-- DATA EXTRACT start --

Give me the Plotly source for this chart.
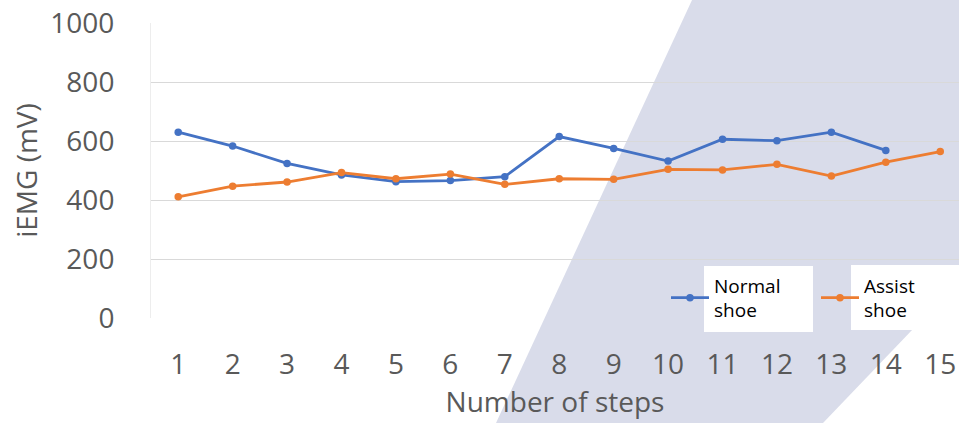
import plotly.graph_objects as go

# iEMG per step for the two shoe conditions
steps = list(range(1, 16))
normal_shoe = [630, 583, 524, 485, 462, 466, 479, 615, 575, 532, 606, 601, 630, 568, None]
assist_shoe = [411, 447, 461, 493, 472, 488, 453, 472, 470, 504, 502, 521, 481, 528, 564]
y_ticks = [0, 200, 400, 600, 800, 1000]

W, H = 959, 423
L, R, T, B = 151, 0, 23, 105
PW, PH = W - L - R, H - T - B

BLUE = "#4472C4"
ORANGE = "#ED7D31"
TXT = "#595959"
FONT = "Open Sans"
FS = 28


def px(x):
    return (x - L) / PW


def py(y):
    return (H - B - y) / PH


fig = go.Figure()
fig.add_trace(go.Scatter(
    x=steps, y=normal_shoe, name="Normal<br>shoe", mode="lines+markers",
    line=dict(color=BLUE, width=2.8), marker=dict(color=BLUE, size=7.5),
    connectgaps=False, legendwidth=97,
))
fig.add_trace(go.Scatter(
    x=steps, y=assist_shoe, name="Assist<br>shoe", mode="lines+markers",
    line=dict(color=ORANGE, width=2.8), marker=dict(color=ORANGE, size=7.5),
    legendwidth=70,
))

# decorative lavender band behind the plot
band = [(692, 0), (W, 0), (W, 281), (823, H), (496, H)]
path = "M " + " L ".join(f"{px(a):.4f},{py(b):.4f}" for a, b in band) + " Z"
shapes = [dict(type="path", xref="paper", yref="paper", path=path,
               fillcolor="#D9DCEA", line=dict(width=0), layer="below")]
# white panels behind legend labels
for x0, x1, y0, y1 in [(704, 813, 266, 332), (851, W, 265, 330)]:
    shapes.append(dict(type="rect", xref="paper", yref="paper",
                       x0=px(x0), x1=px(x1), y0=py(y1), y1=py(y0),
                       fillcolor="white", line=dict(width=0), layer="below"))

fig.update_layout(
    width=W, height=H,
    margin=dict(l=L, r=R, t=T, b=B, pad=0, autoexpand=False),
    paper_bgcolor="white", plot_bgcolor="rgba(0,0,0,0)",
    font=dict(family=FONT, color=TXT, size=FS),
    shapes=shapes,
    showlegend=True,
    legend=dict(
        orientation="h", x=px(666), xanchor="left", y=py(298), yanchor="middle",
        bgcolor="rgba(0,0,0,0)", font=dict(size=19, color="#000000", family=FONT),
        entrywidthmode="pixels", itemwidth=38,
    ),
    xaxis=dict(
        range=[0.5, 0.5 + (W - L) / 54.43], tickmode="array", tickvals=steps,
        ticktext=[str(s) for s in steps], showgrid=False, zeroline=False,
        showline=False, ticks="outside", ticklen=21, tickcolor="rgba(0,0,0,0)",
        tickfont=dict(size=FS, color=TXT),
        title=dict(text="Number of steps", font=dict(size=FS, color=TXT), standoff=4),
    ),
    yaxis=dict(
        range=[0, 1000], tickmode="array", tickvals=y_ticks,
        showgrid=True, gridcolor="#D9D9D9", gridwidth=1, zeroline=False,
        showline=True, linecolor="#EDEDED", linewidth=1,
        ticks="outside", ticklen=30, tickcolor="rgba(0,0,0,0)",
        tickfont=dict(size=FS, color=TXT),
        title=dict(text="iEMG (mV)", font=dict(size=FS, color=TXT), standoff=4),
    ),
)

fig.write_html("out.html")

-- DATA EXTRACT end --

TASK REQUIREMENTS:
Your copy of the data should match it exactly, except that pictures are left out.

OUTPUT OF THE TASK:
Give me the Plotly source for this chart.
import plotly.graph_objects as go

# iEMG per step for the two shoe conditions
steps = list(range(1, 16))
normal_shoe = [630, 583, 524, 485, 462, 466, 479, 615, 575, 532, 606, 601, 630, 568, None]
assist_shoe = [411, 447, 461, 493, 472, 488, 453, 472, 470, 504, 502, 521, 481, 528, 564]
y_ticks = [0, 200, 400, 600, 800, 1000]

W, H = 959, 423
L, R, T, B = 151, 0, 23, 105
PW, PH = W - L - R, H - T - B

BLUE = "#4472C4"
ORANGE = "#ED7D31"
TXT = "#595959"
FONT = "Open Sans"
FS = 28


def px(x):
    return (x - L) / PW


def py(y):
    return (H - B - y) / PH


fig = go.Figure()
fig.add_trace(go.Scatter(
    x=steps, y=normal_shoe, name="Normal<br>shoe", mode="lines+markers",
    line=dict(color=BLUE, width=2.8), marker=dict(color=BLUE, size=7.5),
    connectgaps=False, legendwidth=97,
))
fig.add_trace(go.Scatter(
    x=steps, y=assist_shoe, name="Assist<br>shoe", mode="lines+markers",
    line=dict(color=ORANGE, width=2.8), marker=dict(color=ORANGE, size=7.5),
    legendwidth=70,
))

# decorative lavender band behind the plot
band = [(692, 0), (W, 0), (W, 281), (823, H), (496, H)]
path = "M " + " L ".join(f"{px(a):.4f},{py(b):.4f}" for a, b in band) + " Z"
shapes = [dict(type="path", xref="paper", yref="paper", path=path,
               fillcolor="#D9DCEA", line=dict(width=0), layer="below")]
# white panels behind legend labels
for x0, x1, y0, y1 in [(704, 813, 266, 332), (851, W, 265, 330)]:
    shapes.append(dict(type="rect", xref="paper", yref="paper",
                       x0=px(x0), x1=px(x1), y0=py(y1), y1=py(y0),
                       fillcolor="white", line=dict(width=0), layer="below"))

fig.update_layout(
    width=W, height=H,
    margin=dict(l=L, r=R, t=T, b=B, pad=0, autoexpand=False),
    paper_bgcolor="white", plot_bgcolor="rgba(0,0,0,0)",
    font=dict(family=FONT, color=TXT, size=FS),
    shapes=shapes,
    showlegend=True,
    legend=dict(
        orientation="h", x=px(666), xanchor="left", y=py(298), yanchor="middle",
        bgcolor="rgba(0,0,0,0)", font=dict(size=19, color="#000000", family=FONT),
        entrywidthmode="pixels", itemwidth=38,
    ),
    xaxis=dict(
        range=[0.5, 0.5 + (W - L) / 54.43], tickmode="array", tickvals=steps,
        ticktext=[str(s) for s in steps], showgrid=False, zeroline=False,
        showline=False, ticks="outside", ticklen=21, tickcolor="rgba(0,0,0,0)",
        tickfont=dict(size=FS, color=TXT),
        title=dict(text="Number of steps", font=dict(size=FS, color=TXT), standoff=4),
    ),
    yaxis=dict(
        range=[0, 1000], tickmode="array", tickvals=y_ticks,
        showgrid=True, gridcolor="#D9D9D9", gridwidth=1, zeroline=False,
        showline=True, linecolor="#EDEDED", linewidth=1,
        ticks="outside", ticklen=30, tickcolor="rgba(0,0,0,0)",
        tickfont=dict(size=FS, color=TXT),
        title=dict(text="iEMG (mV)", font=dict(size=FS, color=TXT), standoff=4),
    ),
)

fig.write_html("out.html")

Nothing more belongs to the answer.